Inspiring examples for gamification

While banking is an industry that still has to catch up with the latest marketing trends, there’s a niche that’s already perfectly there: money apps. There are financial apps for saving money, keeping tabs on all accounts (see our software case study for custom accounting services), investing, and educating yourself on financial matters. For any banks that aspire to make their apps more engaging, I strongly suggest taking a look at money apps. Here’re some examples to get you started:

Long Game

Long Game rewards their customers for saving money with their own banks by providing them access to mobile games. If your customers enjoy playing games on the phone, they’ll definitely like this idea. Long Game partners with banks, which should hint that it’s also possible to partner with other apps instead of improving or creating your own.
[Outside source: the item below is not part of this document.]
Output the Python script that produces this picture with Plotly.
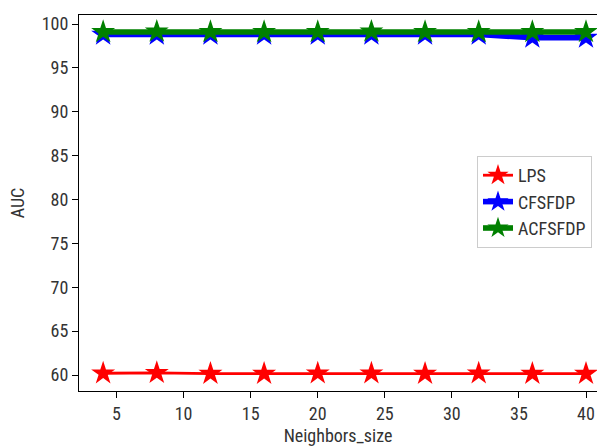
import plotly.graph_objects as go

neighbors = [4, 8, 12, 16, 20, 24, 28, 32, 36, 40]
lps = [60.2, 60.25, 60.15, 60.15, 60.2, 60.2, 60.15, 60.2, 60.15, 60.15]
cfsfdp = [98.8, 98.8, 98.8, 98.8, 98.8, 98.8, 98.8, 98.8, 98.45, 98.45]
acfsfdp = [99.1, 99.15, 99.1, 99.1, 99.1, 99.15, 99.1, 99.1, 99.1, 99.1]

series = [("LPS", lps, "red", 2.8), ("CFSFDP", cfsfdp, "blue", 5.6), ("ACFSFDP", acfsfdp, "green", 5.6)]

fig = go.Figure()
for name, vals, col, lw in series:
    fig.add_trace(go.Scatter(
        x=neighbors, y=vals, name=name, mode="lines+markers",
        line=dict(color=col, width=lw),
        marker=dict(symbol="star", size=18, color=col, line=dict(width=0)),
        cliponaxis=False,
    ))

font = dict(family="Liberation Sans Narrow, Arial Narrow, Roboto Condensed, sans-serif", size=18, color="#333333")
fig.update_layout(
    width=597, height=446,
    margin=dict(l=79, r=0, t=15, b=55),
    paper_bgcolor="white", plot_bgcolor="white",
    font=font,
    showlegend=True,
    legend=dict(x=(477 - 79) / (597 - 79), y=1 - (156 - 15) / (391 - 15),
                xanchor="left", yanchor="top",
                bordercolor="#cccccc", borderwidth=1, bgcolor="rgba(255,255,255,0.8)",
                font=font, itemwidth=30),
)
fig.update_xaxes(
    range=[2.2, 40.82], tickvals=[5, 10, 15, 20, 25, 30, 35, 40],
    showgrid=False, zeroline=False, showline=True, linecolor="black", linewidth=1,
    mirror=True, ticks="outside", ticklen=6, tickcolor="black",
    title=dict(text="Neighbors_size", standoff=6, font=font),
)
fig.update_yaxes(
    range=[58.18, 101.03], tickvals=[60, 65, 70, 75, 80, 85, 90, 95, 100],
    showgrid=False, zeroline=False, showline=True, linecolor="black", linewidth=1,
    mirror=False, ticks="outside", ticklen=6, tickcolor="black",
    title=dict(text="AUC", standoff=12, font=font),
)
fig.write_html("out.html")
Quapital is an app that helps customers save money to a set goal. Firstly, the user sets the goals (as many as they want) and then creates their own saving rules. For example, one can have Qapital automatically transfer a set amount of money to a set goal on a certain day of the week or month. Or the app can help the users save by rounding up every little purchase to the nearest $2 and transferring the difference to the saving account. Quapital uses gamification elements to encourage the users to follow their own rules. It also uses socialization: one can save up together with their partner, for example. And finally, the app offers tools to aid with smart spending and investment. It’s a perfect example of what every banking app should aspire to.

Final words

Gamification makes everything more fun, even not buying something you want, or learning about finances, or bookkeeping (a custom accounting service could save anyone’s life). Introducing gamification doesn’t have any real risks, just endless possibilities for entertaining and educating your customers, and nudging them to change their behavior in the way that’s good for themselves, the bank, and third parties (charities, environment, etc.). And dare I say, it’s so much more satisfying than any actual mobile games.